I think this question is the crux of the agile vs. waterfall lifecycle question.
If you're doing agile, a basic premise is that the code coupled with close developer interaction is better and faster than the detailed specification. The team prioritizes releasing new features and high quality over other things - like formal communication mechanisms such as detailed design specs. But there's a trade here - you have to have communication channels between team members that let them ask about nuances and detailed design intention when they need it.
If you're doing waterfall, you're working under the assumption that the work of filling in the code under the detailed design and then testing it is significant. And you want to give stakeholders early insight into how this work will proceed and what it will be like when it's done. That may be vetting the design with the customer to make sure you've scoped out features that make sense. It may also be to vet it with experts in other arenas - such as safety reviews, security reviews, and reviews by team members that have to integrate with your code. The assumption is that these reviews will save time in the long run because they will save you from investigating a large amount of time in developing the wrong thing.

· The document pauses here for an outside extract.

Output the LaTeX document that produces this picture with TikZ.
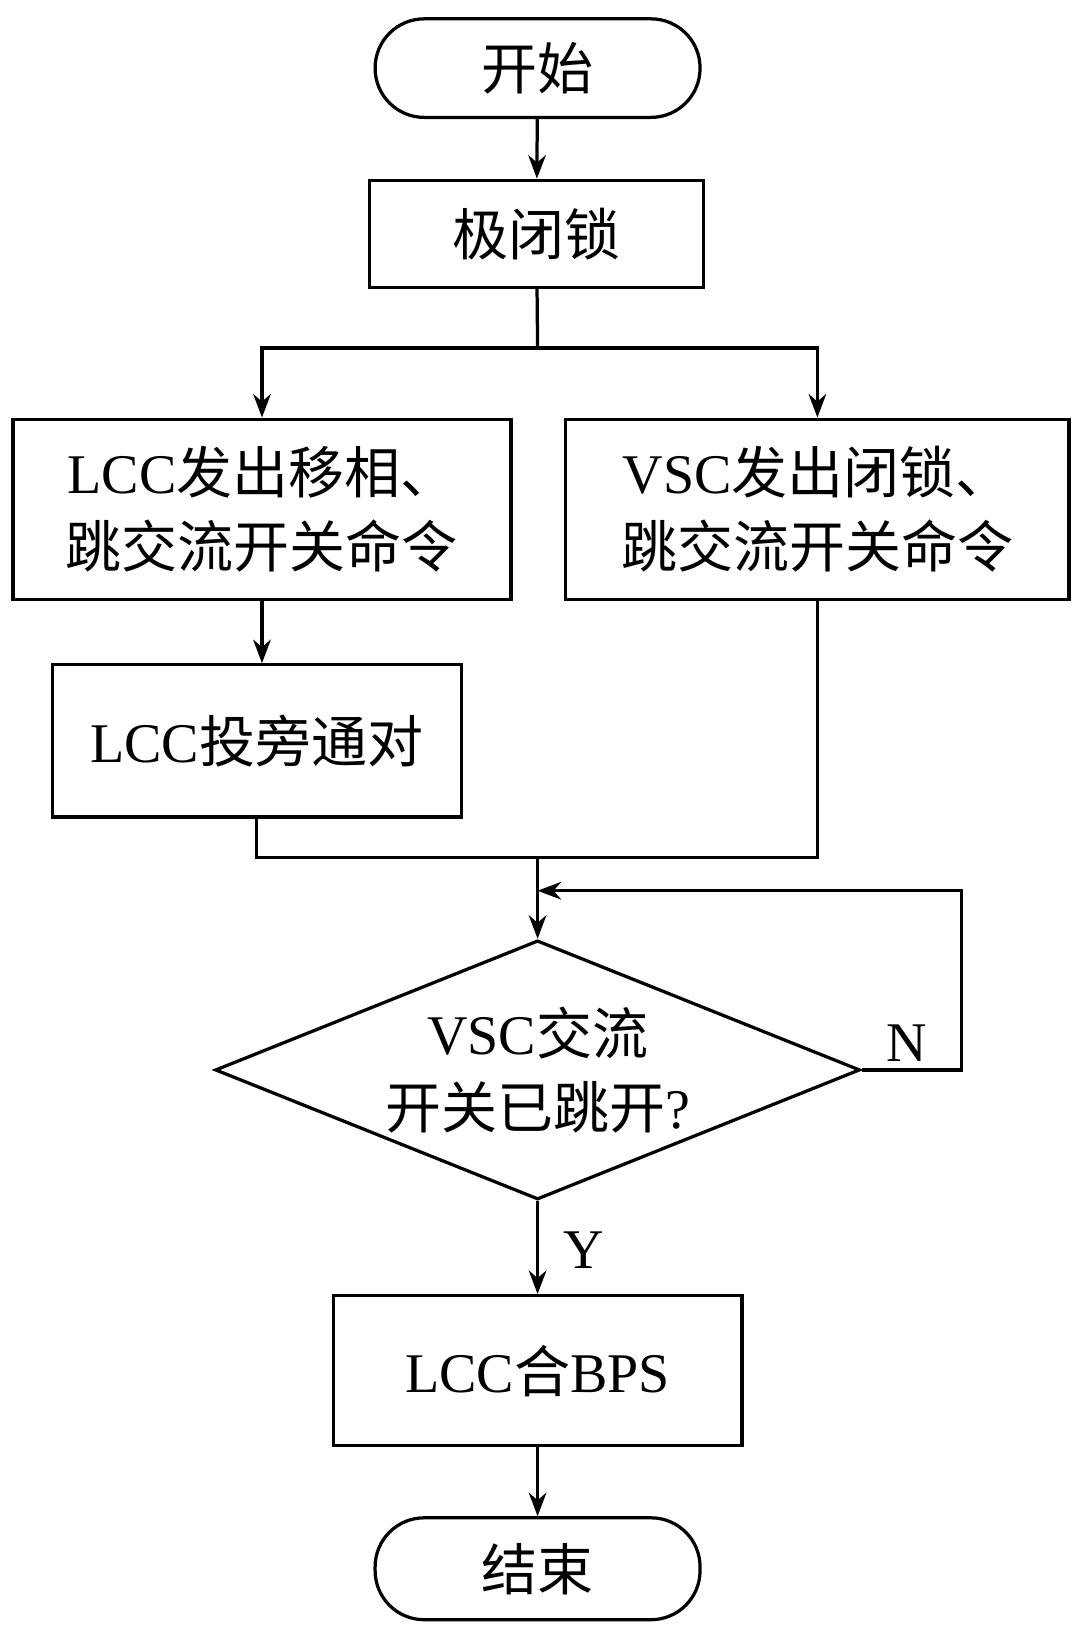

Lately, I've seen some really great fusion between detailed designs and code comment tools - JavaDoc for example. Since most detailed designs are foot prints of the code and short explanations of what it will do - this is more or less the same thing you'd expect as code comments. So having a tool that will transform code comments into a detailed design spec is great - a much better way to keep it up to date than doing it by hand.
I believe that inaccurate assessment of how detailed design should be for the project, is a major factor in cost growth. The worst part is that you're damned if you do and damned if you don't:
- If your design is too detailed for the size of the team, the complexity of the work, and the requirements of the gates you must get through (security reviews, safety reviews, etc.), then you've wasted precious time and money on an artifact you will never use.
- If your design is not detailed enough, you will waste money as team members make incorrect assumptions that lead to integration issues, and you risk heavy rework when a final security or safety audit uncovers issues that could have been fixed early and cheaply if they had been clear aspects of the design prior to implementation.
I don't feel it's a black and white case - there can be plenty of times where some components are "good enough" if designed at a high level, while others need rigorous detailed work. And changing team or project environments can dictate new design needs as a project evolves.